Vista was the clear example of this. However, the Apple onslaught didn't go head to head with operating systems. They went head to head with customer choice. They used Microsoft as the euphemism for all other computers in the PC vs Mac wars and started to eat into some of Microsoft's market share but more importantly consumer's mind share by questioning their credibility. The danger of course is in then guaranteeing that Apple will beat Microsoft at every touchpoint. The latest Windows 7 launch is unlikely to be welcomed by Apple with some positive feedback already coming from consumers, industry and media.

The tide may start to turn with Windows 7. Xbox dominance over Sony, as well as positivity around Bing has also helped. Perhaps now is the time to reunite the Microsoft house and solidify the cohesions between the brands. With Apple's increasing competition and focus on the mobile phone market, we could see them take their eye off the ball. Microsoft is of course still the market leader in the Windows v Leopard stakes, but this change may also see some return of share in the consumer sentiment stakes. Not a direct measure of sales, but certainly a long-term measure of health.

The Pro's and Con's of the cage match

By picking a fight with another brand you effectively isolate both yourself and them in a one-on-one competition (hence the cage match metaphor).

This can have varying effects not just on you or them, but on customers and the market in general.


Position - If you're number 3 or 4 in the market you perceptually elevate your brand to number 2 and suggest that the rest of the competition is obsolete.

Control - By starting the war, you have control over where it's fought.

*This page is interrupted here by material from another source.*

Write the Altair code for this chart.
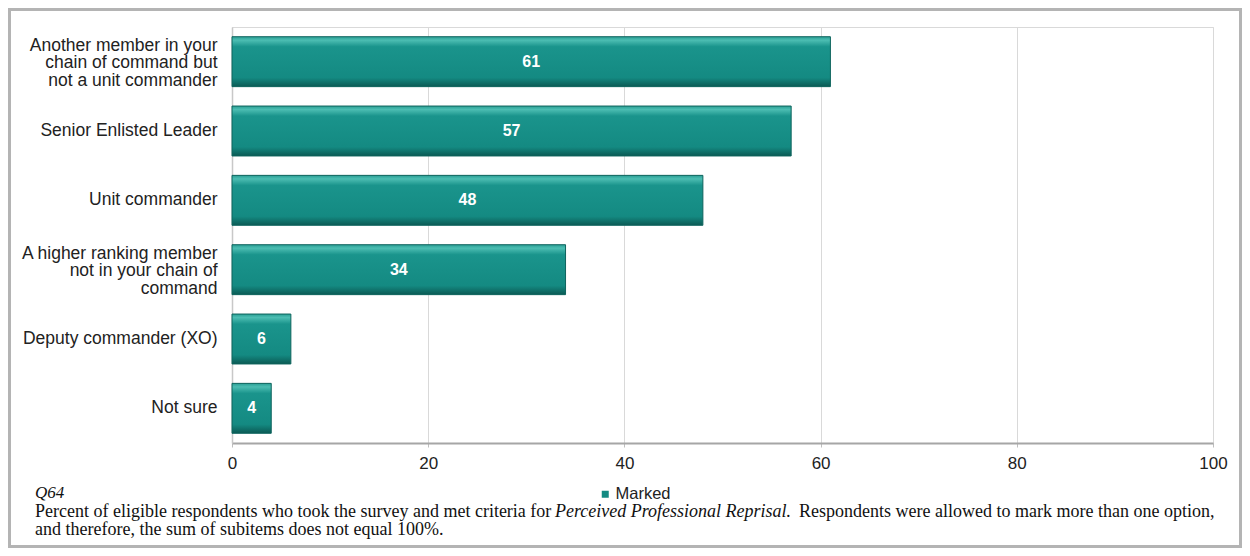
import altair as alt
import pandas as pd

categories = [
    "Another member in your|chain of command but|not a unit commander",
    "Senior Enlisted Leader",
    "Unit commander",
    "A higher ranking member|not in your chain of|command",
    "Deputy commander (XO)",
    "Not sure",
]
values = [61, 57, 48, 34, 6, 4]
series_name = "Marked"
x_ticks = [0, 20, 40, 60, 80, 100]

question = "Q64"
foot_1a = "Percent of eligible respondents who took the survey and met criteria for"
foot_1b = "Perceived Professional Reprisal."
foot_1c = "Respondents were allowed to mark more than one option,"
foot_2 = "and therefore, the sum of subitems does not equal 100%."

df = pd.DataFrame({"cat": categories, "pct": values, "series": [series_name] * len(values)})

W, H = 981, 416

grad = alt.Gradient(
    gradient="linear", x1=0, y1=0, x2=0, y2=1,
    stops=[
        alt.GradientStop(color="#2a9f95", offset=0),
        alt.GradientStop(color="#4cbdb2", offset=0.07),
        alt.GradientStop(color="#1a948c", offset=0.2),
        alt.GradientStop(color="#148a82", offset=0.82),
        alt.GradientStop(color="#0b5a54", offset=1),
    ],
)

x_enc = alt.X(
    "pct:Q",
    scale=alt.Scale(domain=[0, 100], nice=False),
    axis=alt.Axis(
        values=x_ticks, title=None, grid=True, gridColor="#d9d9d9", gridWidth=1,
        domainColor="#a6a6a6", domainWidth=2, tickColor="#bfbfbf", tickSize=4,
        labelFont="Liberation Sans", labelFontSize=17, labelColor="#222222",
        labelPadding=8, labelFlush=False,
    ),
)
y_enc = alt.Y(
    "cat:N",
    sort=categories,
    scale=alt.Scale(paddingInner=0.28, paddingOuter=0.14),
    axis=alt.Axis(
        title=None, ticks=False, domainColor="#c8c8c8", domainWidth=1.5,
        labelExpr="split(datum.label, '|')", labelFont="Liberation Sans",
        labelFontSize=17.5, labelColor="#222222", labelLineHeight=17.5,
        labelPadding=15, labelLimit=300, labelBaseline="middle",
        labelOffset={"condition": {"test": "indexof(datum.label, '|') >= 0", "value": -16}, "value": 0},
    ),
)

base = alt.Chart(df)

bars = base.mark_bar(fill=grad, stroke="#0e645d", strokeWidth=1).encode(x=x_enc, y=y_enc)

legend_layer = base.mark_square(opacity=0, size=49).encode(
    x="pct:Q",
    y=alt.Y("cat:N", sort=categories),
    color=alt.Color(
        "series:N",
        scale=alt.Scale(range=["#138a82"]),
        legend=alt.Legend(
            title=None, orient="none", legendX=365, legendY=459,
            symbolType="square", symbolSize=49, symbolOpacity=1,
            symbolStrokeWidth=0, padding=0, labelOffset=2,
            labelFont="Liberation Sans", labelFontSize=16.5, labelColor="#222222",
        ),
    ),
)

labels = base.transform_calculate(mid="datum.pct / 2").mark_text(
    color="white", font="Liberation Sans", fontWeight="bold", fontSize=16,
    align="center", baseline="middle",
).encode(
    x=alt.X("mid:Q"),
    y=alt.Y("cat:N", sort=categories),
    text=alt.Text("pct:Q"),
)

def note(txt, x, y, style="normal", size=18):
    return alt.Chart(pd.DataFrame({"t": [txt]})).mark_text(
        font="Liberation Serif", fontSize=size, fontStyle=style, color="#111111",
        align="left", baseline="middle",
    ).encode(x=alt.value(x), y=alt.value(y), text="t:N")

ox, oy = 232, 27
notes = [
    note(question, 35 - ox, 493 - oy, "italic", 17),
    note(foot_1a, 35 - ox, 512 - oy),
    note(foot_1b, 555 - ox, 512 - oy, "italic"),
    note(foot_1c, 799 - ox, 512 - oy),
    note(foot_2, 35 - ox, 530 - oy),
]

frame = alt.Chart(pd.DataFrame({"a": [0]})).mark_rect(
    fill="transparent", stroke="#b4b4b4", strokeWidth=3
).encode(
    x=alt.value(9.5 - ox), x2=alt.value(1240.5 - ox),
    y=alt.value(9.5 - oy), y2=alt.value(546.5 - oy),
)

chart = alt.layer(bars, legend_layer, labels, *notes, frame).properties(
    width=W, height=H,
    autosize=alt.AutoSizeParams(type="none"),
    padding={"left": 224, "top": 19, "right": 29, "bottom": 105},
    background="white",
).configure_view(stroke="#d9d9d9", strokeWidth=1)

chart.save("out.html", embed_options={"renderer": "svg", "actions": False})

The opportunity to highlight a claim, a weakness (or a comparative strength) can quickly make you look like number 1.

Gains - In the short-term, the market share grab can be quick and substantial.

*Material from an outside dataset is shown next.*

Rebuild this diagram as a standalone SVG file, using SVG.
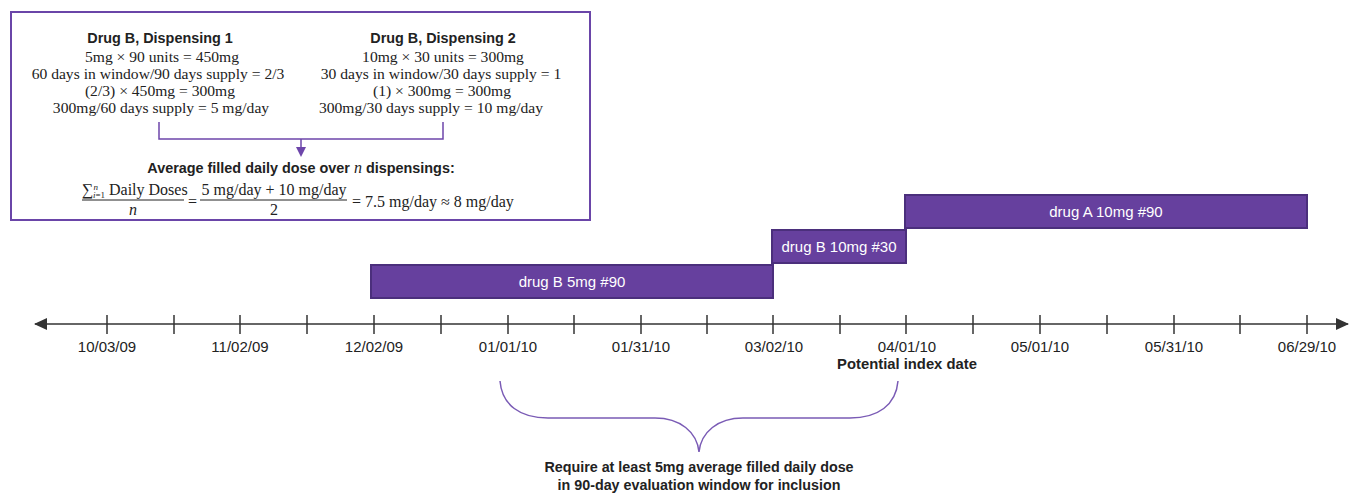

Position - If you lose, you really lose. You're out of the game. Not relegated to 3, 4 or 5 where you can still be competitive.

Perception - This is only ever going to be short-term. If you've convinced a customer to switch, you have to deliver on a heightened expectation, again and again with every interaction.

Loyalty - You're trying to convince consumers that they've made the wrong choice. In essence, you're saying they're stupid. A very risky and potentially alienating proposition if they don't agree with you.

Tall Poppy - Tone is key. There are many people out there who prefer the underdog, not the arrogant bragger claiming they're the best.

Gains - In the long-term, if you didn't deliver, the road back to parity will be long and difficult. Repairing lost customer relationships takes significant time and monetary investment.

If your strategy is to go head to head, you better be smart. In conclusion, I think the Apple strategy is very smart. They don't pitch product v product, feature v feature, they pitch benefits. A stable, more emotionally appealing platform that has longer term opportunities. If you go head to head on price, features or functionality, the war will be short-term. If you lose, it could take years to get back to past status. Long-term success is much more likely to come from a focus on communicating your brand's own strengths and benefits than your competitor's weaknesses.